Bigger is better. We grow up with such a mentality. We have an evolutionary bias to favour bigger objects. We prefer taller people, we want the biggest car and the grandest house, and we desire larger institutions.
From an evolutionary perspective whereby our brains developed to survive in the ancient rift valley with lions, buffaloes, and snakes as our prehistoric adversaries, bigger human development meant safety, security and peace of mind.
But in today’s world, does bigger still mean better? Many social scientists, organisational behaviourists, and industrial psychologists would argue no, not anymore.
Since social science research on non-profit organisations in the 1990s established three phases for NGO development, researchers and practitioners alike debate which phase yields optimal results. An NGO may start in the grassroots phase and eventually move on the professional phase followed later by the institutional phase.
Even since the 1990s, researchers, such as Joann Carmin and others, noticed that grassroots non-profits yielded faster and unique results, but institutionalised NGOs yielded slower but expected, sustained and meaningful broader results.
A grassroots non-profit might be a small health clinic near Ole Polos run by volunteers, funded by the community, and provides emergency snake bite antidotes for those in the surrounding area.
If that small clinic began to grow, hire professionally trained individuals to run it in different departments, such as CPAs in the finance department, licensed medical doctors in triage rooms, etc, then that clinic would be on its way to the professional phase of non-profit development.
Finally, if that once small clinic grows to the size of Aga Khan University Hospital complete with processes, procedures and several locations, then it becomes institutional.
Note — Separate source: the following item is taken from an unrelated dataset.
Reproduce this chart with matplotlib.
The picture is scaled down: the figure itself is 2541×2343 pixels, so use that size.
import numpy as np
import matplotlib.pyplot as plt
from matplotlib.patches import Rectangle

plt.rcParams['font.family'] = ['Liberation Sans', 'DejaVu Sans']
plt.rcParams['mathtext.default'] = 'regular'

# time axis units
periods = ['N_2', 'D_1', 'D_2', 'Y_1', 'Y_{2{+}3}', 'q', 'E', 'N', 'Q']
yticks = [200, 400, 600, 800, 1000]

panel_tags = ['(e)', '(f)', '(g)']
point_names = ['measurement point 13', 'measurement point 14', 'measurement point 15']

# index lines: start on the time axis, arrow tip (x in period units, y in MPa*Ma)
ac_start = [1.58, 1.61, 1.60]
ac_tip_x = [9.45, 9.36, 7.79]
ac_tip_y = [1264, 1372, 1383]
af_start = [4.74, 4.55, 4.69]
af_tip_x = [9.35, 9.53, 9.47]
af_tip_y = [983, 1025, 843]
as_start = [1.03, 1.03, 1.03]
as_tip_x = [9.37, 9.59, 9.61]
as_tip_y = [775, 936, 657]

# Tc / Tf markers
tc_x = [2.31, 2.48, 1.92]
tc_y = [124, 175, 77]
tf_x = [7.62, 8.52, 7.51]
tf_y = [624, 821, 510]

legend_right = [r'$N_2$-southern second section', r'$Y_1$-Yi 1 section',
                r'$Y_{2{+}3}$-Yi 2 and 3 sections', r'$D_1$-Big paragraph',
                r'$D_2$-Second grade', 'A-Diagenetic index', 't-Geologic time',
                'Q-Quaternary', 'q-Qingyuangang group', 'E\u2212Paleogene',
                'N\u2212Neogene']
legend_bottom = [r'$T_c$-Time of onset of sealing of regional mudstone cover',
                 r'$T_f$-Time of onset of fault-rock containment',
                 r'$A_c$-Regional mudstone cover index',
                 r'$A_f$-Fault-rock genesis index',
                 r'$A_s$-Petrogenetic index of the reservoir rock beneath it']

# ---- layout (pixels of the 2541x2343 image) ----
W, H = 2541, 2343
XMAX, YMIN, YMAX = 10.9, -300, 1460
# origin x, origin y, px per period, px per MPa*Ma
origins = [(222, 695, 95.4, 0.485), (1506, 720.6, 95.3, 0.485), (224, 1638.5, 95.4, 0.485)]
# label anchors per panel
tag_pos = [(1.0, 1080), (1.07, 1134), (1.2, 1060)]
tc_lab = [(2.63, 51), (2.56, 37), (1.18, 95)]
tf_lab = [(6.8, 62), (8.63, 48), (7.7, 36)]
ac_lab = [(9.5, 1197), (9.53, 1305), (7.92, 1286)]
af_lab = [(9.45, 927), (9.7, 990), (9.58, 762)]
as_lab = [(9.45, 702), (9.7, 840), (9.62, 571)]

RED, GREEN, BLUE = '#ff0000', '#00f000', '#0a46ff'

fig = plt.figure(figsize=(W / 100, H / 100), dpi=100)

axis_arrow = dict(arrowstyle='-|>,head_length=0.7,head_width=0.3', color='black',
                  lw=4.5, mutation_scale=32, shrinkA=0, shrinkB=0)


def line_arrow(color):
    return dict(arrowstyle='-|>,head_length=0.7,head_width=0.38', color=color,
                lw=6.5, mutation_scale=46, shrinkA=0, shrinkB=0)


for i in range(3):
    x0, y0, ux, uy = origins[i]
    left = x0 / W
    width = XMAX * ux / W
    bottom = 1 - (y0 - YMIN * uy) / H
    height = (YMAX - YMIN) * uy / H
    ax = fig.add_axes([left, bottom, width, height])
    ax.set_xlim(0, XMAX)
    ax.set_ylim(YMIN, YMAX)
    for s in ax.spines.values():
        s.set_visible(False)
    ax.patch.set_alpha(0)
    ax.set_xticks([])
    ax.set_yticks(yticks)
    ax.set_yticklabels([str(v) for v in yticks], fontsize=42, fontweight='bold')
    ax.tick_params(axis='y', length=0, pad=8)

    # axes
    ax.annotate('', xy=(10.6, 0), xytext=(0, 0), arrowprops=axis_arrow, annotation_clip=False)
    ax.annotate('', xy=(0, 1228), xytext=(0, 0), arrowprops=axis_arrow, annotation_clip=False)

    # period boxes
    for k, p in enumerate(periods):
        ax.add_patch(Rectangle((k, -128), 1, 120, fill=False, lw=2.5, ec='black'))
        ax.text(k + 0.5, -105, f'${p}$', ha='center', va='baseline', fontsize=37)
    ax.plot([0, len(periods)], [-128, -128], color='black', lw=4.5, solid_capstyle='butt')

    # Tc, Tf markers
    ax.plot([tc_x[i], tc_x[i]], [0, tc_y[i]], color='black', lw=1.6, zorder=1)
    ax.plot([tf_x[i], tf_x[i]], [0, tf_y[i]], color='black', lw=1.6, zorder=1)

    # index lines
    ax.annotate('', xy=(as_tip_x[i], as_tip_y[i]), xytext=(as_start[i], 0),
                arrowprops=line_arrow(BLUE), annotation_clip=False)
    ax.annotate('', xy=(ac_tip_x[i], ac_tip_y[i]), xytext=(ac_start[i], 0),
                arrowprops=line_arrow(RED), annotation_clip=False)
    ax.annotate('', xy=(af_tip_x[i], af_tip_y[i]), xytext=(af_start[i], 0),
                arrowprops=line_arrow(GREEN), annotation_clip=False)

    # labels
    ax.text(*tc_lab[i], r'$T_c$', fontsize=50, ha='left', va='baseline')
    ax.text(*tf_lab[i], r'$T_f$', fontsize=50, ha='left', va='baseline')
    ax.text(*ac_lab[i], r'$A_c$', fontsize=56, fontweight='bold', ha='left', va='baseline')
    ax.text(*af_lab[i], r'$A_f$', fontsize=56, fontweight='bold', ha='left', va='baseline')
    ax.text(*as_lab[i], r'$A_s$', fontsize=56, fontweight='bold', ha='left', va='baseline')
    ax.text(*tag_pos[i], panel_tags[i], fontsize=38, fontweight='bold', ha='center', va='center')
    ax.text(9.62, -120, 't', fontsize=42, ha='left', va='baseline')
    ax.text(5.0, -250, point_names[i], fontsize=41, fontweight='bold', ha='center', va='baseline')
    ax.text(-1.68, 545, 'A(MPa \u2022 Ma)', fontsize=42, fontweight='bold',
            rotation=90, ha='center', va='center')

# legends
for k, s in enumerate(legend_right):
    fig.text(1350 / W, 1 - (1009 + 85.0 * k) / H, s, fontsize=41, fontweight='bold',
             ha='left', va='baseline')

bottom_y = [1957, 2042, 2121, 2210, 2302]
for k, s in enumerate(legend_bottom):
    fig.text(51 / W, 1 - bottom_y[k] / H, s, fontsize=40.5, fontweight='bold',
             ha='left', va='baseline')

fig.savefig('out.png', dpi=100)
But what about our post-secondary education sector? A small catering school for community youth grows from grassroots to professional by broadening its offering from just catering to also include computer literacy classes, bookkeeping, and driving classes then enlarges to a large private multi-location organisation, it becomes institutional.
Whether a non-profit stays at the grassroots, professional, or institutional phase depends on its strategy: whether to have breadth of outreach or depth of mission.
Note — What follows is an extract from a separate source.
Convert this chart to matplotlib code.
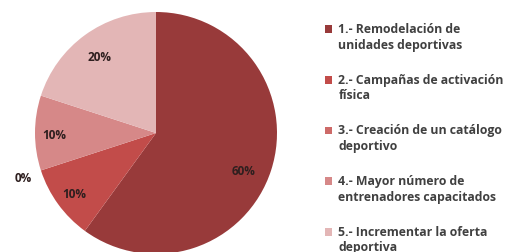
import numpy as np
import matplotlib
matplotlib.use('Agg')
import matplotlib.pyplot as plt
from matplotlib.patches import Patch, Rectangle
from matplotlib.legend_handler import HandlerPatch

categorias = ['1.- Remodelación de\nunidades deportivas',
              '2.- Campañas de activación\nfísica',
              '3.- Creación de un catálogo\ndeportivo',
              '4.- Mayor número de\nentrenadores capacitados',
              '5.- Incrementar la oferta\ndeportiva']
porcentajes = [60, 10, 0, 10, 20]
etiquetas = ['60%', '10%', '0%', '10%', '20%']

colores = ['#983a3a', '#c24c4a', '#cd6a68', '#d68888', '#e3b6b6']
# label placement: distance from centre (radius = 1) and small angle nudge
distancias = [0.78, 0.83, 1.15, 0.84, 0.80]
giro = [-4.5, 0, 0, 0, 0]

plt.rcParams['font.family'] = ['Open Sans', 'DejaVu Sans']

fig = plt.figure(figsize=(5.08, 2.53), dpi=100)
ax = fig.add_axes([(156 - 121) / 508, (119 - 121) / 253, 242 / 508, 242 / 253])

wedges, _ = ax.pie(porcentajes, colors=colores, startangle=90, counterclock=False,
                   radius=1, wedgeprops={'linewidth': 0})
ax.set_xlim(-1.0, 1.0)
ax.set_ylim(-1.0, 1.0)
ax.set_aspect('auto')
ax.axis('off')

for w, txt, d, g in zip(wedges, etiquetas, distancias, giro):
    ang = np.deg2rad((w.theta1 + w.theta2) / 2 + g)
    ax.text(d * np.cos(ang), d * np.sin(ang), txt, ha='center', va='center_baseline',
            fontsize=8.5, fontweight='bold', color='#2e1f1f')


def cuadro_arriba(legend, orig_handle, xdescent, ydescent, width, height, fontsize):
    # square aligned with the first text line instead of the middle of the entry
    return Rectangle((-xdescent, -ydescent + 0.65 * fontsize), width, height)


handles = [Patch(facecolor=c, edgecolor='none') for c in colores]
leg = fig.legend(handles, categorias, loc='upper left', bbox_to_anchor=(325 / 508, 1 - 23 / 253),
                 frameon=False, fontsize=8.8, handlelength=0.6, handleheight=0.6,
                 handletextpad=0.5, labelspacing=1.8, borderaxespad=0, borderpad=0,
                 handler_map={Patch: HandlerPatch(patch_func=cuadro_arriba)})
for t in leg.get_texts():
    t.set_color('#404040')
    t.set_fontweight('bold')
    t.set_linespacing(1.27)

fig.savefig('out.png', dpi=100)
Many organisational development practitioners argue that the professional phase yields the highest quality results with low bureaucracy whereby grassroots sacrifices quality and institutional heaps mounds of slowing uncreative administration, paperwork, silos, and internal chiefdoms.
A distinct movement within America that has proliferated for more than 150 years and still continues strong to this day argues that smaller institutions prove better for collegiate learners.
The liberal arts college movement focuses on small class sizes, personalised student attention, broad array of classes taken, full-time lecturers, and all leading to more well-rounded minds of graduates.
Some famous universities that consciously decided to stay small with high quality rigour and outcomes include Williams College, Amherst College, Swarthmore College, Wellesley College, Middlebury College, and Wesleyan University, among many others. Employers snap up graduates from top liberal arts colleges quickly.
One could easily argue that doctoral level learners need the resources and diversity of mentors that comes with a large institution. But do we sacrifice quality for our younger university learners as we get larger? Are we well-served by medium to gigantic public and private post-secondary institutions?
Do we have small private high-quality liberal arts universities that focus exclusively on excellent teaching and results for only undergraduate students?
Is this an important niche that we lack? If an institution is not-for-profit, why obsess about growth, growth, growth?
Let us quiet the clamour for bigger is better with university extension campuses on top of restaurants in high rise buildings or huge main campuses that lose the human-to-human feel and let us start obsessing about quality, quality, quality in our higher education and the commensurate results.